Besides, my seafaring father had shipped out of Texas City to work the oilrigs in the Gulf of Mexico and intimated in no uncertain terms that Texans were the friendliest and most generous people in the world. He slyly winked at me when my mother wasn’t looking, leading me to believe that Texan ladies were not without their charms either.
Well, we never made it to the Alamo though we were greeted with open arms everywhere, particularly when the taxi driver let it be known that I was a long lost kinsman of Hugo O’Connor, the first governor of Texas. A little exaggeration, perhaps, but this discreetly dropped nugget literally and figurative raised spirits in the grandest of saloons and the humblest of cantinas.

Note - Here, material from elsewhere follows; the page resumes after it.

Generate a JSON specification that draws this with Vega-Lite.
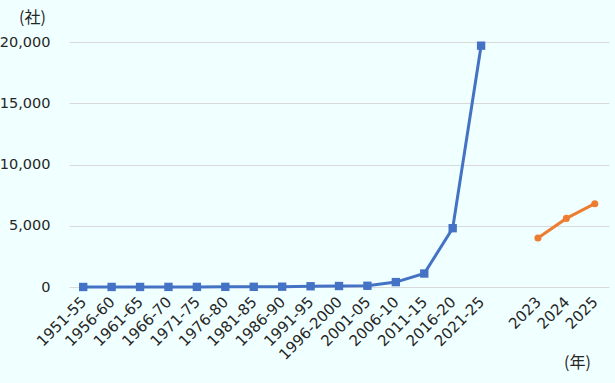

Now maybe Shamrock is no great shakes but on that wintry night as the taxi driver was putting pedal to metal, the very name summoned up visions of big flowing pints and plates of corn-beef and cabbage. Who knows, if we had stopped I might still be ensconced there - the proprietor of my own saloon. The taxi driver, no doubt, would be operating his own car service, we’d both have accents the like of JR, and be living in bliss with a couple of beautiful cowgirls.
Fantasy or not, it would have been far preferable to our immediate fate. For some miles down the pike, the taxi driver flipped a lit cigarette out into the frigid night. Unbeknownst to us, it reentered our opened back window. Soon thereafter the back seat went up in flames, putting the final nail in the Audi’s coffin.
Let’s just say that I did not grace Texas with my presence for some time after this fiasco. Nonetheless, I never lost my fascination for the Lone Star State and someday I hope to hit the stage at the North Texas Irish Festival where I’m told over 60,000 Celts whoop it up every March.
I’m sure there’ll be some Shamrockers amongst them, maybe even a cowgirl or two denied me by fate and a New York City taxi driver on a frigid December night. Until then…Remember the Alamo!